The utility noted on its website earlier this week that it would be doing indoor air testing from March 10-14 in certain buildings in ST/PCV.
The work was described as a routine part of its investigation of the complex, formerly home to MGP sites at East 14th Street, East 17th Street, East 19th Street and East 21st Street.
The former 21st Street Works MGP site occupied two thirds of the space that’s now Peter Cooper Village. Impacts have also been found in Stuyvesant Cove Park.
In its online notice (at coned.com/mgp), the company provided a list of addresses where testing would be done. In Peter Cooper Village, the testing sites are at all 21 buildings. In Stuyvesant Town, the testings sites are at 16 Stuyvesant Oval, 245 Avenue C, 522 and 524 East 20th Street and 615, 625, 635 and 645 East 14th Street.
Any contaminants and impacts are all leftovers from the days when ST/PCV was known as the Gashouse District, home to gas plants and holders where coal and oil was converted into gas for heating, lighting and cooking.
Con Ed’s manufacturing and storage of gas began in the 1840s and continued for a century until the property was sold to Metropolitan Life. Byproducts of the gas conversion included tar and purifier wastes, which were materials formed during the process before the gas was given to customers.
The last time Con Ed did investigation work on the property was in February of 2012 when it also did an indoor air study. Prior to that, in 2011, the company said it was looking at ways to “remediate” or clean up Peter Cooper Village, which was more heavily impacted by MGPs than Stuyvesant Town. However, no plan was ever announced. Con Ed is working with the New York State Department of Environmental Conservation and the NYS Department of Health on the project, which began in 2006.
When asked about the ongoing work and plan for remediation, a spokesperson for Con Ed, Bob McGee, said the investigations at the four MGP sites in ST/PCV have already been completed. Though he didn’t share the results, he did say that reports have been submitted to the NYSDEC.
“Con Ed has submitted alternative analysis reports for each site that analyzes potential remedial alternatives,” said McGee in a written statement. “NYSDEC has reviewed these reports and is in the process of preparing draft Decision Documents for each site that will present NYSDEC’s proposed remedial alternative.
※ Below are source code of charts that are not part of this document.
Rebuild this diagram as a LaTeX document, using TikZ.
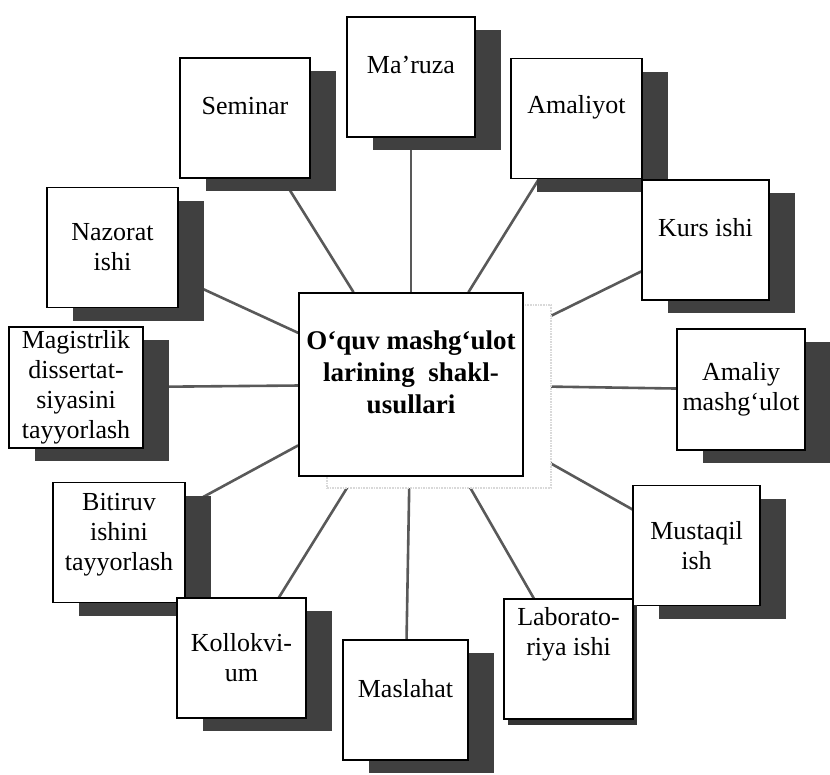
\documentclass[tikz,border=0pt]{standalone}
\usepackage{fontspec}
\setmainfont{Liberation Serif}
\usetikzlibrary{shadows,backgrounds}
\tikzset{
  plainbox/.style={draw, line width=1.2pt, fill=white, align=center, inner sep=2pt,
    minimum width=128pt, minimum height=120pt,
    font=\fontsize{26}{30}\selectfont},
  box/.style={plainbox,
    drop shadow={shadow xshift=26pt, shadow yshift=-13pt, fill=black!75, opacity=1}},
  thinbox/.style={plainbox,
    drop shadow={shadow xshift=4pt, shadow yshift=-6pt, fill=black!80, opacity=1}},
  hub/.style={draw, line width=1.6pt, fill=white, align=center, inner sep=2pt,
    minimum width=224pt, minimum height=183pt,
    font=\fontsize{27}{32}\selectfont\bfseries,
    drop shadow={shadow xshift=28pt, shadow yshift=-12pt, fill=white, draw=black!15,
      densely dotted, opacity=1}},
  link/.style={line width=2.6pt, draw=black!65},
}
\begin{document}
\begin{tikzpicture}[x=1pt, y=-1pt]
  \useasboundingbox (0,0) rectangle (830,774);
  \draw
    (411,384.5) node[hub, text depth=24pt] (hub) {O‘quv mashg‘ulot\\larining\ \ shakl-\\usullari}
    (411,77) node[box, text depth=24pt] (maruza) {Ma’ruza}
    (245,118) node[box, minimum width=130pt, text depth=24pt] (seminar) {Seminar}
    (576.5,118.5) node[box, minimum width=131pt, text depth=29pt] (amaliyot) {Amaliyot}
    (112.5,247.5) node[box, minimum width=131pt] (nazorat) {Nazorat\\ishi}
    (705.5,240) node[box, minimum width=127pt, text depth=26pt] (kurs) {Kurs ishi}
    (76,387.5) node[box, minimum width=134pt, minimum height=121pt] (magistr) {Magistrlik\\dissertat-\\siyasini\\tayyorlash}
    (741,389.5) node[box, minimum height=121pt] (amaliy) {Amaliy\\mashg‘ulot}
    (119,542.5) node[box, minimum width=132pt, text depth=21pt] (bitiruv) {Bitiruv\\ishini\\tayyorlash}
    (696.5,545.5) node[box, minimum width=127pt] (mustaqil) {Mustaqil\\ish}
    (241.5,658) node[box, minimum width=129pt] (kollok) {Kollokvi-\\um}
    (405.5,700) node[box, minimum width=125pt, text depth=24pt] (maslahat) {Maslahat}
    (568.5,659) node[thinbox, minimum width=129pt, text depth=55pt] (labor) {Laborato-\\riya ishi};
  \begin{scope}[on background layer]
    \draw[link] (hub) to (maruza);
    \draw[link] (hub) to (seminar);
    \draw[link] (hub) to (amaliyot);
    \draw[link] (hub) to (nazorat);
    \draw[link] (hub) to (kurs);
    \draw[link] (hub) to (magistr);
    \draw[link] (hub) to (amaliy);
    \draw[link] (hub) to (bitiruv);
    \draw[link] (hub) to (mustaqil);
    \draw[link] (hub) to (kollok);
    \draw[link] (hub) to (maslahat);
    \draw[link] (hub) to (labor);
  \end{scope}
\end{tikzpicture}
\end{document}
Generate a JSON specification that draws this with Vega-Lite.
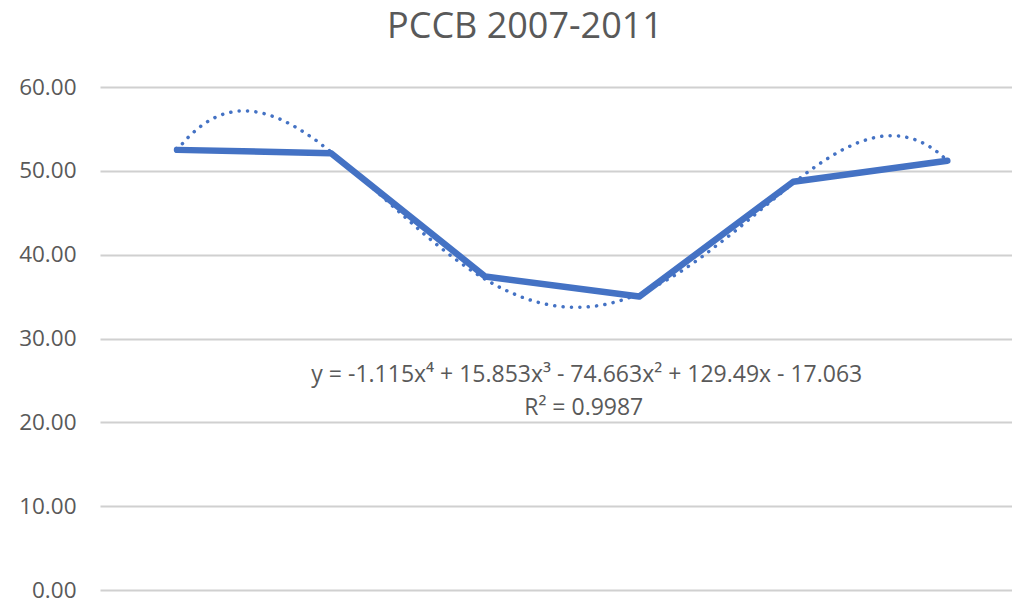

When these Decision Documents are complete they will be issued for public comment and a public hearing will be held. After NYSDEC considers public comments they will issue a final Decision Documents presenting the remedy that Con Ed must implement.”
The purpose of the study is to determine the potential hazards of human exposure to contaminants that could happen through breathing, ingesting or touching them.
Con Ed has said that because the contaminants have been found two feet or below the surface of the ground, the public is not expected to come into contact with them.
Exposure to contaminated groundwater is also unlikely, the company has said, because residents are served by a municipal water system.